Radio Dialogs 1

One of the great writers of German modernism, Arno Schmidt was born in 1914 in Hamburg. Beginning in 1949, Schmidt published a number of fictions characterized by their complexity of subject, language, and typography. When Schmidt was finally translated into English in 1981, the critic Robert M. Adams noted that Schmidt's work extended the tradition of "cruel comedy" that had run from Rabelais, via Swift, to Joyce."We should have known his work sooner," he concluded. Since that date several works have been brought into English, most notably The Egghead Republic, Collected Novellas, Nobodaddy's Children, Collected Stories, and Two Novels (The Stony Heart and Boondocks/Moondocks). Sun & Moon Press will publish his School for Aetheists later this year. Still to be translated are several works, including Schmidt's masterwork, Zettels Traum (Bottom's Dream).

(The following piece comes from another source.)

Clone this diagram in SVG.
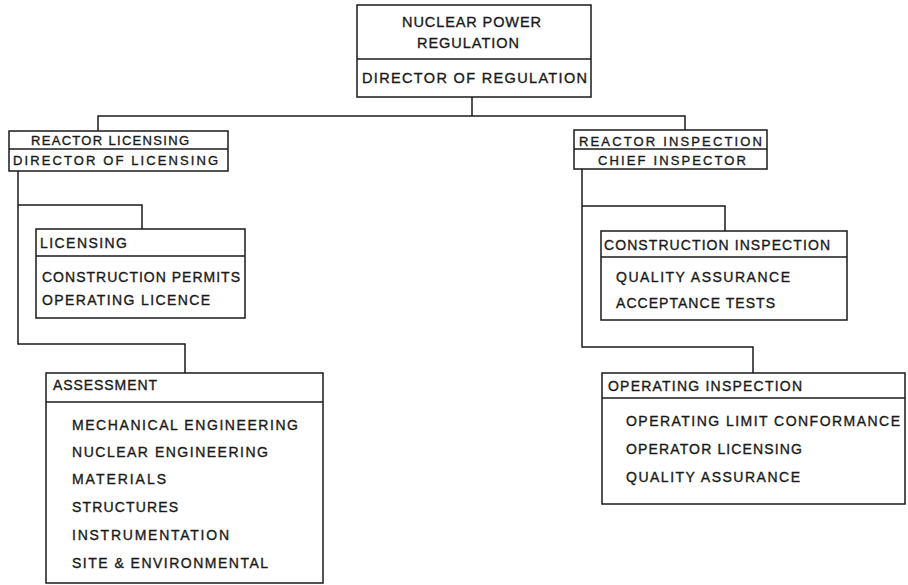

The radio dialogs represent some of the "conversations" Schmidt performed on radio from 1955 to 1971. In twenty-two dialogs, selected from thirty-four published radio dialogs, Schmidt discussed a wide range of literary writing, from the works of German Romanticism to discussions of American and British writers, engaging his German audiences and challenging them to reexamine the canon. Included in Radio Dialogs I are dialogs on German authors Barthold Heinrich Brockes, Christoph Martin Wieland, Ludwig Tieck, and Karl May; the British Brontës, and the Irish master James Joyce.